Learning through travel

Do you ever wish you could take the kids on a journey from China to the Mediterranean? The Silk Road Chicago Project-a citywide celebration inspired by the art and culture of the historic Silk Road-lets you do just that.

Beginning last summer with concerts and exhibitions, the project continues this year with the Express Passport, which aims to involve children in the cultural experience. The passport offers an interactive way to travel along the historic route of the Silk Road by visiting exhibits at various locations including The Art Institute of Chicago, the Chicago Symphony Orchestra and the Chicago Children’s Museum.

Kids ages 6-12 can collect stamps as they learn about the art and culture of the Silk Road by completing activities at each of five passport locations.

Chicago was the obvious choice to host the Silk Road Project, says Laura Freid, CEO and director of the Silk Road Project."[Chicago] has a unique population of people from all over the world and that’s exactly what the Silk Road project is about.”

Once kids complete five tasks around the city, they can mail in the passport postcard to share their experiences. Five participants per edition of the Passport will be randomly selected to win four tickets to the April 21 Family Concert at the Symphony Center featuring Yo-Yo Ma-the Silk Road Project’s founder.

The Express Passport also helps expose children to the vibrant cultures of their own city, Freid says."We hope [kids] feel a little bit of the excitement of traveling the Silk Road and we hope they begin to dream about traveling to new places and experiencing new cultures,” she says."And, more importantly, we hope that it will encourage parents to take their children to one of the many library branches that are distributing the passport.”
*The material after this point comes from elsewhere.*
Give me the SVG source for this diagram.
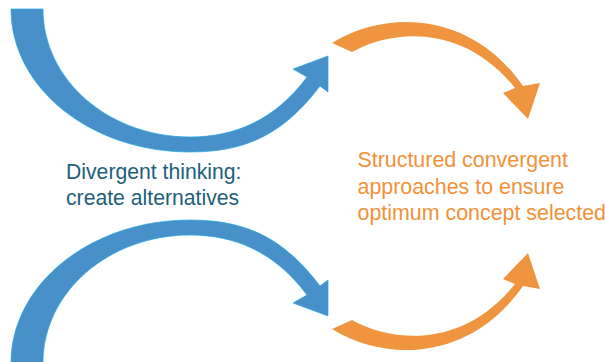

You can download the passport at www.silkroadchicago.org/passport or pick one up at Chicago Public Library branches or one of the five participating sites. The second edition of the Passport will be available on Feb. 21 and will feature new activities at the same five sites, as well as the Dusable Museum of African-American History. Admission varies by location, but The Art Institute of Chicago is always free for children under 12 and the Chicago Children’s Museum is free for the whole family on Thursday nights from 5-8 p.m.